◆ Set problem
Omit every picture, and retype the lines that run from the beginning of the data below through the line containing "0.08, 0.08]", inclusive.

◆ Source code of charts
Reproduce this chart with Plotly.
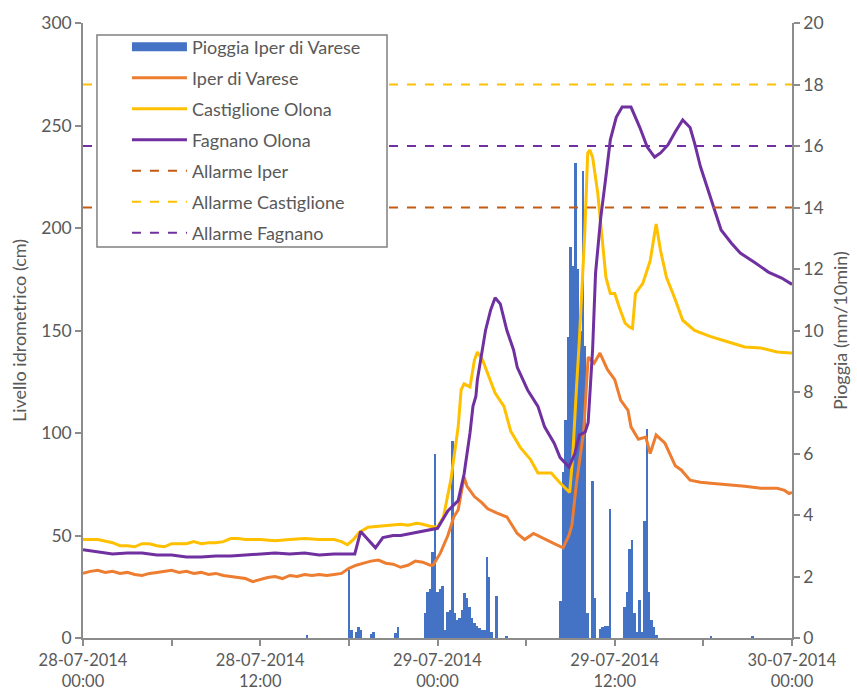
import pandas as pd
import plotly.graph_objects as go

# ---------------- data ----------------
START = "2014-07-28 00:00"

# rain (10-minute slots since start, mm/10min)
rain_slot = [91, 108, 109, 111, 112, 113, 117, 118, 127, 128,
             139, 140, 141, 142, 143, 144, 145, 146, 147, 148, 149, 150,
             151, 152, 153, 154, 155, 156, 157, 158, 159, 160, 161, 162, 163,
             164, 165, 166, 168, 172,
             194, 195, 196, 197, 198, 199, 200, 201, 202, 203, 204, 205,
             207, 208, 210, 211, 212, 213, 214,
             220, 221, 222, 223, 224, 225, 226, 227, 228, 229, 230, 231, 232, 233,
             255, 272]
rain_mm = [0.1, 2.2, 0.25, 0.2, 0.35, 0.25, 0.12, 0.2, 0.15, 0.35,
           0.8, 1.5, 1.6, 2.8, 6.0, 1.5, 1.6, 1.7, 0.25, 0.85, 0.9, 6.4,
           0.8, 0.6, 0.65, 0.9, 1.45, 1.3, 1.0, 0.65, 0.5, 0.4, 0.33, 0.26, 0.26,
           2.65, 2.0, 0.2, 1.35, 0.05,
           1.2, 5.4, 7.1, 9.8, 12.7, 12.1, 15.45, 12.0, 10.0, 15.2, 9.5, 0.8,
           5.1, 1.3, 0.3, 0.35, 0.4, 0.4, 4.2,
           1.0, 1.5, 2.9, 3.2, 0.8, 0.2, 1.24, 0.2, 3.8, 6.8, 1.5, 0.6, 0.35, 0.1,
           0.08, 0.08]

# Iper di Varese level (hours since start, cm)
iper_h = [0, 0.5, 1, 1.5, 2, 2.5, 3, 3.5, 4, 4.5, 5, 5.5, 6, 6.5, 7, 7.5, 8, 8.5,
          9, 9.5, 10, 10.5, 11, 11.5, 12, 12.5, 13, 13.5, 14, 14.5, 15, 15.5, 16,
          16.5, 17, 17.5, 18, 18.5, 19, 19.5, 20, 20.5, 21, 21.5, 22, 22.5, 23,
          23.5, 23.7, 24.2, 24.7, 25.1, 25.4, 25.8, 26.0, 26.5, 27.0, 27.4, 28.0,
          28.7, 29.4, 29.9, 30.5, 31.3, 31.9, 32.5, 32.9, 33.1, 33.4, 33.9, 34.2,
          34.6, 35.0, 35.5, 36.0, 36.4, 36.9, 37.1, 37.6, 38.1, 38.4, 38.8, 39.4,
          40.1, 40.5, 41.1, 41.8, 42.5, 43.5, 44.8, 45.9, 47.0, 47.5, 47.8, 48]
iper_v = [31.5, 32.5, 33, 32, 32.5, 31.5, 32, 31, 30.5, 31.5, 32, 32.5, 33, 32,
          32.5, 31.5, 32, 31, 31.5, 30.5, 30, 29.5, 29, 27.5, 28.5, 29.5, 30, 29,
          30.5, 30, 31, 30.5, 31, 30.5, 31, 31.5, 34, 35.5, 36.5, 37.5, 38, 36.5,
          36, 34.5, 35.5, 37.5, 37, 35.5, 35.5, 41.5, 50, 59, 62.5, 78.5, 74, 69,
          66, 63, 61, 59, 51, 48, 51, 48, 46, 44, 50, 55, 75, 101, 137, 134, 139,
          131, 126, 116, 111, 103, 97, 98, 90, 99, 95, 84, 82, 77, 76, 75.5, 75,
          74, 73, 73, 72, 70.5, 71]

# Castiglione Olona level
cast_h = [0, 1, 2, 2.5, 3, 3.5, 4, 4.5, 5, 5.5, 6, 6.5, 7, 7.5, 8, 8.5, 9, 9.5,
          10, 10.5, 11, 12, 13, 14, 15, 16, 17, 17.5, 17.9, 18.3, 18.7, 19.3, 20,
          20.5, 21, 21.5, 22, 22.6, 23, 23.5, 24, 24.4, 24.9, 25.4, 25.6, 25.8,
          26.2, 26.5, 26.7, 27.05, 27.9, 28.5, 28.95, 29.6, 30.3, 30.8, 31.7, 32.3,
          32.95, 33.15, 33.4, 33.6, 33.97, 34.17, 34.31, 34.5, 34.85, 35.2, 35.4,
          35.7, 36.0, 36.3, 36.7, 37.0, 37.2, 37.4, 37.9, 38.4, 38.8, 39.1, 39.5,
          40.1, 40.6, 41.4, 42.5, 43.7, 44.8, 45.9, 47.0, 47.9, 48]
cast_v = [48, 48, 46.5, 45, 45, 44.5, 46, 46, 45, 44.5, 46, 46, 46, 47, 46, 46.5,
          46.5, 47, 48.5, 48.5, 48, 48, 47.5, 48, 48.5, 48, 48, 47, 45.5, 48, 51.5,
          54, 54.5, 54.5, 55, 55.5, 55, 56, 55.5, 54.5, 54, 59, 77, 103, 121, 124,
          122.5, 135.6, 139.5, 135.6, 119.5, 113, 101, 93, 87, 80.5, 80.5, 75.6, 71,
          88, 121, 145, 197.6, 236.6, 238, 234.6, 217, 189, 176, 168, 168, 161.5,
          153.6, 151.7, 151, 168, 173, 184, 202, 189, 176, 165, 155, 150, 147,
          144.4, 142, 141.5, 139.5, 139, 139]

# Fagnano Olona level
fagn_h = [0, 1, 2, 3, 4, 5, 6, 7, 8, 9, 10, 11, 12, 13, 14, 15, 16, 17, 18, 18.4,
          18.8, 19.3, 19.8, 20.3, 21, 21.5, 22.2, 22.6, 23.1, 24, 24.7, 25.4, 25.8,
          26.2, 26.4, 26.6, 26.7, 27.05, 27.25, 27.6, 27.9, 28.25, 28.7, 29.15,
          29.4, 30.1, 30.8, 31.25, 31.9, 32.3, 32.9, 33.3, 33.6, 34.0, 34.2, 34.4,
          34.5, 34.7, 35.05, 35.4, 35.7, 36.1, 36.5, 37.1, 37.7, 38.2, 38.7, 39.1,
          39.6, 40.1, 40.6, 41.1, 41.4, 41.8, 42.3, 42.8, 43.2, 43.9, 44.5, 45.5,
          46.4, 47.3, 47.9, 48]
fagn_v = [43, 42, 41, 41.5, 41.5, 40.5, 40.5, 39.5, 39.5, 40, 40, 40.5, 41, 41.5,
          41, 41.5, 40.5, 41, 41, 41, 52, 48, 44, 49, 50, 50, 51, 51.5, 52, 53.5,
          62, 67, 80, 100, 113, 118, 126, 140.5, 150, 160, 166, 163, 150, 140.5,
          132, 121, 113, 103, 95, 88, 83.4, 90, 99, 100.5, 105, 129, 140.5, 178,
          205, 225, 243, 254, 259, 259, 249, 239.5, 234.6, 236.6, 240.5, 247, 252.7,
          249, 241.5, 230, 218.5, 207, 199, 192.6, 187.8, 183, 178.5, 175.6, 173,
          172.5]

# alarm thresholds (cm)
allarme_iper = 210
allarme_castiglione = 270
allarme_fagnano = 240

# x-axis ticks (hours since start) and labels
tick_h = [0, 6, 12, 18, 24, 30, 36, 42, 48]
tick_lbl = ["28-07-2014<br>00:00", "", "28-07-2014<br>12:00", "",
            "29-07-2014<br>00:00", "", "29-07-2014<br>12:00", "",
            "30-07-2014<br>00:00"]

# ---------------- figure ----------------
t0 = pd.Timestamp(START)
def th(hours):
    return [t0 + pd.Timedelta(hours=h) for h in hours]

rain_t = [t0 + pd.Timedelta(minutes=10 * s) for s in rain_slot]
x_end = [t0, t0 + pd.Timedelta(hours=48)]

FONT = "Lato"
GREY = "#595959"
AX = "#8c8c8c"
LEG_FS = 18

fig = go.Figure()
fig.add_trace(go.Bar(x=rain_t, y=rain_mm, name="Pioggia Iper di Varese",
                     marker=dict(color="#4472C4", line=dict(width=0)),
                     width=600000, yaxis="y", showlegend=False))
# legend proxy for the rain bars (wide rectangle like the original)
fig.add_trace(go.Scatter(x=[None], y=[None], name="Pioggia Iper di Varese", mode="lines",
                         line=dict(color="#4472C4", width=9), yaxis="y2", legendgroup="a"))
fig.add_trace(go.Scatter(x=th(iper_h), y=iper_v, name="Iper di Varese", mode="lines",
                         line=dict(color="#ED7D31", width=3), yaxis="y2", legendgroup="b"))
fig.add_trace(go.Scatter(x=th(cast_h), y=cast_v, name="Castiglione Olona", mode="lines",
                         line=dict(color="#FFC000", width=3), yaxis="y2", legendgroup="c"))
fig.add_trace(go.Scatter(x=th(fagn_h), y=fagn_v, name="Fagnano Olona", mode="lines",
                         line=dict(color="#7030A0", width=3), yaxis="y2", legendgroup="d"))
fig.add_trace(go.Scatter(x=x_end, y=[allarme_iper] * 2, name="Allarme Iper", mode="lines",
                         line=dict(color="#C55A11", width=2, dash="dash"), yaxis="y2", legendgroup="e"))
fig.add_trace(go.Scatter(x=x_end, y=[allarme_castiglione] * 2, name="Allarme Castiglione", mode="lines",
                         line=dict(color="#FFC000", width=2, dash="dash"), yaxis="y2", legendgroup="f"))
fig.add_trace(go.Scatter(x=x_end, y=[allarme_fagnano] * 2, name="Allarme Fagnano", mode="lines",
                         line=dict(color="#7030A0", width=2, dash="dash"), yaxis="y2", legendgroup="g"))

axis_common = dict(showgrid=False, zeroline=False, showline=True, linecolor=AX, linewidth=1.5,
                   ticks="outside", ticklen=6, tickcolor=AX, tickwidth=1.5, automargin=False)

fig.update_layout(
    width=857, height=693,
    margin=dict(l=83, r=65, t=23, b=55, autoexpand=False),
    paper_bgcolor="white", plot_bgcolor="white",
    font=dict(family=FONT, size=16, color=GREY),
    bargap=0,
    showlegend=True,
    legend=dict(x=0.062, y=0.991, xanchor="left", yanchor="top",
                bgcolor="rgba(0,0,0,0)", borderwidth=0,
                font=dict(family=FONT, size=LEG_FS, color=GREY),
                tracegroupgap=4.6, itemwidth=55, traceorder="grouped"),
    shapes=[dict(type="rect", xref="paper", yref="paper", x0=0.0197, x1=0.4288,
                 y0=0.6358, y1=0.9805, fillcolor="white",
                 line=dict(color="#808080", width=1.5), layer="above")],
    xaxis=dict(type="date", range=x_end, tickvals=th(tick_h), ticktext=tick_lbl,
               tickfont=dict(family=FONT, size=16.5, color=GREY), **axis_common),
    yaxis=dict(range=[0, 20], dtick=2, side="right",
               title=dict(text="Pioggia (mm/10min)", standoff=12,
                          font=dict(family=FONT, size=18, color=GREY)),
               tickfont=dict(family=FONT, size=17.5, color=GREY), **axis_common),
    yaxis2=dict(range=[0, 300], dtick=50, side="left", overlaying="y",
                title=dict(text="Livello idrometrico (cm)", standoff=10,
                           font=dict(family=FONT, size=18, color=GREY)),
                tickfont=dict(family=FONT, size=17.5, color=GREY), **axis_common),
)

fig.write_html("out.html")
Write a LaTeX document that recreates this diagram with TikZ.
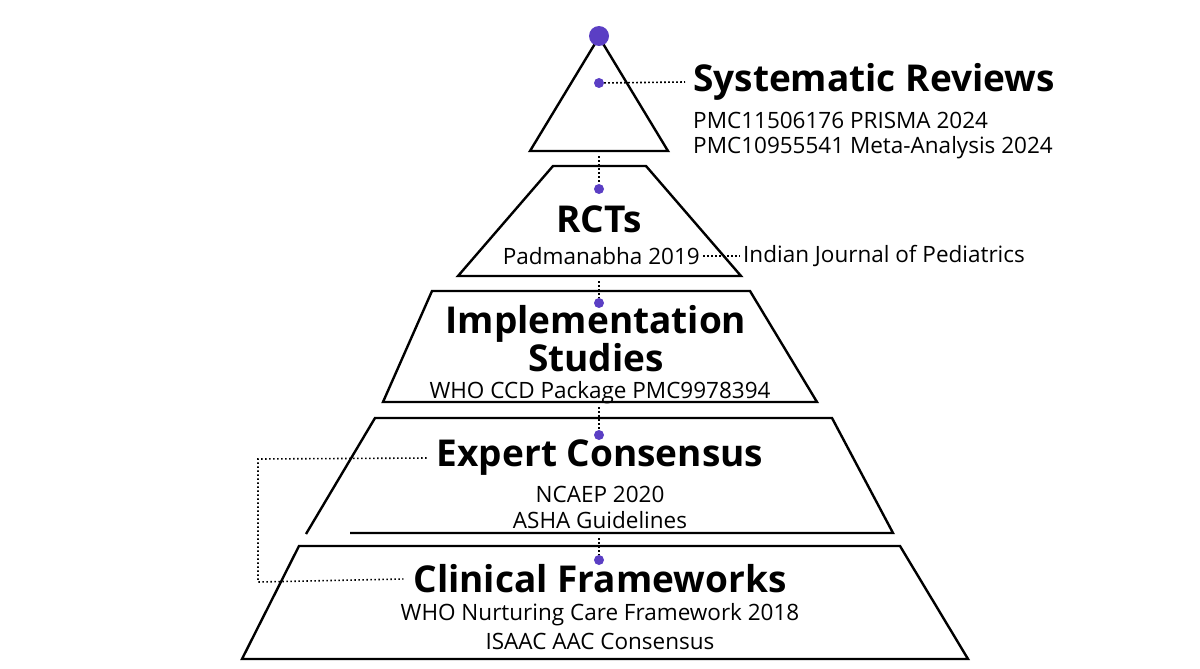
\documentclass[tikz,border=0pt]{standalone}
\usepackage{fontspec}
\setmainfont{Open Sans}
\definecolor{dotc}{HTML}{5B3FC4}
\begin{document}
\begin{tikzpicture}[x=1pt,y=-1pt,
  lay/.style={line width=2.4pt,line join=miter},
  dot/.style={circle,fill=dotc,inner sep=0pt,minimum size=10pt},
  con/.style={line width=1.6pt,dash pattern=on 1.6pt off 2.4pt},
  ttl/.style={font=\bfseries\fontsize{37}{35}\selectfont,inner sep=0pt},
  sub/.style={font=\fontsize{22.5}{24}\selectfont,inner sep=0pt}]
\useasboundingbox (0,0) rectangle (1200,669);
\draw[lay] (599,37) -- (668,151) -- (530,151) -- cycle;
\draw[lay] (553,166) -- (646,166) -- (741,276) -- (458,276) -- cycle;
\draw[lay] (432,291) -- (750,291) -- (817,402) -- (383,402) -- cycle;
\draw[lay] (306,534) -- (375,418) -- (832,418) -- (893,533) -- (350,533);
\draw[lay] (299,546) -- (900,546) -- (968,659) -- (242,659) -- cycle;
\node[dot,minimum size=20pt] (apex) at (599,36) {};
\node[dot] (d1) at (599,83) {};
\node[dot] (d2) at (599,189) {};
\node[dot] (d3) at (599,303) {};
\node[dot] (d4) at (599,435) {};
\node[dot] (d5) at (599,560) {};
\node[ttl,anchor=west] (sr) at (693,82) {Systematic Reviews};
\node[sub,anchor=west] (sr1) at (693,120) {PMC11506176 PRISMA 2024};
\node[sub,anchor=west] (sr2) at (693,148) {PMC10955541 Meta-Analysis 2024};
\node[ttl] (rct) at (599,219) {RCTs};
\node[sub,anchor=east] (pad) at (700,256) {Padmanabha 2019};
\node[sub,anchor=west] (ijp) at (743,256) {Indian Journal of Pediatrics};
\node[ttl,align=center] (imp) at (596,339) {Implementation\\Studies};
\node[sub] (who) at (600,393) {WHO CCD Package PMC9978394};
\node[ttl] (exp) at (600,458) {Expert Consensus};
\node[sub] (nc) at (600,494) {NCAEP 2020};
\node[sub] (asha) at (600,520) {ASHA Guidelines};
\node[ttl] (cf) at (600,579) {Clinical Frameworks};
\node[sub] (whon) at (600,615) {WHO Nurturing Care Framework 2018};
\node[sub] (isaac) at (600,641) {ISAAC AAC Consensus};
\coordinate (c1) at (599,156);
\coordinate (c2) at (599,281);
\coordinate (c3) at (599,407);
\coordinate (c4) at (599,538);
\draw[con] (d1) -- ([xshift=-8pt]sr.west);
\draw[con] (c1) -- (d2);
\draw[con] (c2) -- (d3);
\draw[con] (c3) -- (d4);
\draw[con] (c4) -- (d5);
\draw[con] ([xshift=3pt]pad.east) -- ([xshift=-3pt]ijp.west);
\draw[con] ([xshift=-10pt]exp.west) -- (258,459) -- (258,582) -- ([xshift=-10pt]cf.west);
\end{tikzpicture}
\end{document}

◆ Answer
Reproduce this chart with Plotly.
import pandas as pd
import plotly.graph_objects as go

# ---------------- data ----------------
START = "2014-07-28 00:00"

# rain (10-minute slots since start, mm/10min)
rain_slot = [91, 108, 109, 111, 112, 113, 117, 118, 127, 128,
             139, 140, 141, 142, 143, 144, 145, 146, 147, 148, 149, 150,
             151, 152, 153, 154, 155, 156, 157, 158, 159, 160, 161, 162, 163,
             164, 165, 166, 168, 172,
             194, 195, 196, 197, 198, 199, 200, 201, 202, 203, 204, 205,
             207, 208, 210, 211, 212, 213, 214,
             220, 221, 222, 223, 224, 225, 226, 227, 228, 229, 230, 231, 232, 233,
             255, 272]
rain_mm = [0.1, 2.2, 0.25, 0.2, 0.35, 0.25, 0.12, 0.2, 0.15, 0.35,
           0.8, 1.5, 1.6, 2.8, 6.0, 1.5, 1.6, 1.7, 0.25, 0.85, 0.9, 6.4,
           0.8, 0.6, 0.65, 0.9, 1.45, 1.3, 1.0, 0.65, 0.5, 0.4, 0.33, 0.26, 0.26,
           2.65, 2.0, 0.2, 1.35, 0.05,
           1.2, 5.4, 7.1, 9.8, 12.7, 12.1, 15.45, 12.0, 10.0, 15.2, 9.5, 0.8,
           5.1, 1.3, 0.3, 0.35, 0.4, 0.4, 4.2,
           1.0, 1.5, 2.9, 3.2, 0.8, 0.2, 1.24, 0.2, 3.8, 6.8, 1.5, 0.6, 0.35, 0.1,
           0.08, 0.08]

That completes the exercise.